Posted: Thursday, March 30, 2023. 12:38 pm CST.

By Aaron Humes: Earlier this month, descendants of the Garifuna from Central America, the United States, other parts of the Garifuna Diaspora, and St Vincent and the Grenadines paid homage to their ancestors with a pilgrimage to the 300-acre island of Baliceaux.

In July of 1796, British forces exiled most of the Garifuna population of modern-day St Vincent and the Grenadines, over 5,000, to Baliceaux after defeating Paramount Chief Joseph Chatoyer in battle and killing him on March 14, 1795.

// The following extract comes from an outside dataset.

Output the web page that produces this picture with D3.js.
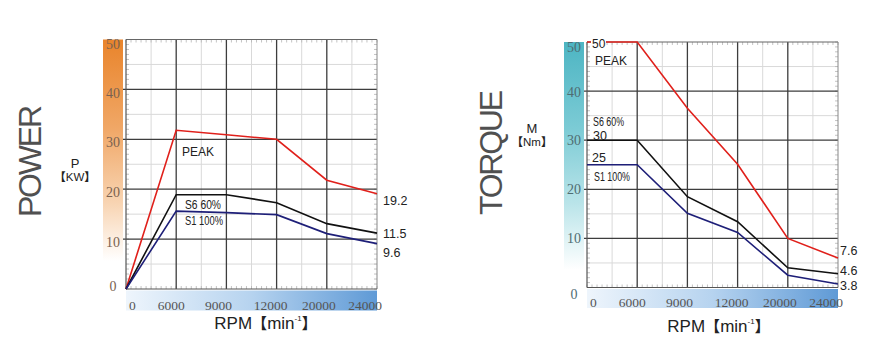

Over 2,000 Garifuna perished on the dry, barren island in the year after exile until the British picked up the survivors and sent them on a long sea voyage to Roatan Island, Honduras, from which their numbers spread out along the Atlantic Caribbean coast from Nicaragua to Belize.

The Garifuna regard Yurumein (St Vincent) as their ancestral homeland and Baliceaux as a sacred place as first-time visitor Eleanor Castillo-Bullock, of Belizean descent but living in New Jersey, U.S.A., told St Vincent’s Searchlight News: “I’ve never been here; I’ve only heard about Baliceaux…That is why we get emotional because those are our ancestors that survived this barren land with no food. They were brought here with no food, no water, [the British] just threw them on this barren land called Baliceaux.”

Designated “Ambassador of the Garifuna Nation” Cynthia Ellis-Topsey noted that despite the island’s occupying a place of nightmares in the Garifuna origin story, there is an opportunity to reclaim the island for the exiled population: “Rather than look at it from a reactive point of view, I look at it as a proactive opportunity where it is an opportunity for us to hold strong. It gives us a good rallying point as Garifuna from all over the world to make sure that we preserve and cherish and protect this. It is an opportunity also to set an example for other cultures of the sacredness of life, the sacredness of being, the sacredness of substance.”

Ellis-Topsey added that the Garinagu have never left Baliceaux spiritually, that it remains in their memories and music and songs, but that it is a common ground and a place to celebrate.

The island is uninhabited and remains privately owned, but a campaign is underway to have UNESCO declare it a significant cultural landmark. The language, dance, and music of the Garifuna people have been recognized previously by UNESCO as a Masterpiece of the Oral and Intangible Heritage of Humanity in 2001.